Despite scant evidence of voter fraud, the group is laser-focused on weeding it out. It has pushed for voter-ID laws, voter roll purges and other controversial voting-related measures in a host of states. (Here is our guide to the voter ID controversy, where we note that evidence on both sides of the issue is lacking.)
True the Vote also has promised to deliver 1 million volunteer poll watchers on Election Day, though its resources appear to be quite modest.

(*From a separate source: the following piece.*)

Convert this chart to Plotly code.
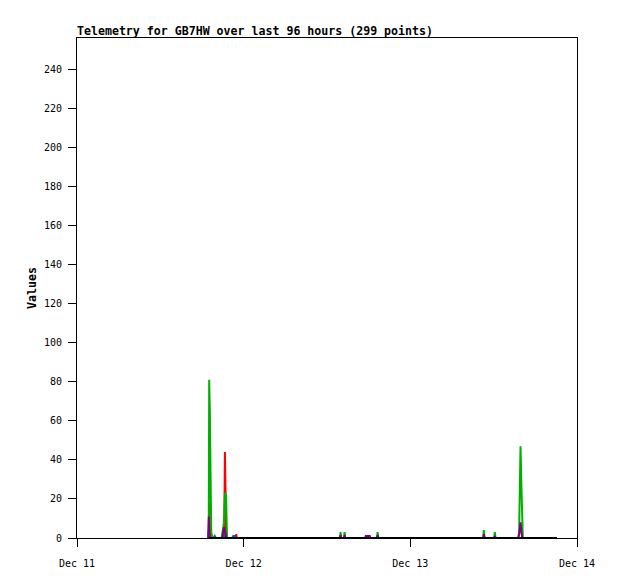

Given its annual summits featuring conservative speakers and its hand in spurring voter integrity projects around the country, we thought we’d take a closer look at this activist group.
The basics
True the Vote is a grassroots initiative spun out of a Houston, Texas-based Tea Party organization called King Street Patriots. Its focus is on training volunteers to serve as poll watchers on Election Day and inspecting voter registration rolls for hints of inconsistency to flag to elections officials.
The group believes that citizen vigilance is necessary to protect elections from corruption and fraud.
Its leader, Catherine Engelbrecht, a former poll worker and suburban Texas mom, has repeatedly emphasized the group’s nonpartisanship. “This has absolutely nothing to do with race or creed or color or party or politics, it’s about principle,” Engelbrecht said earlier this year in an interview to NRA News, a channel of the National Rifle Association.
But many of the group’s tactics have come under fire for intimidating would-be voters and raising the specter of voter suppression. True the Vote has been backed mainly by Republican lawmakers and opposed by voting advocates that warn of minority disenfranchisement.
True the Vote did not respond to ProPublica’s request for comment about these allegations.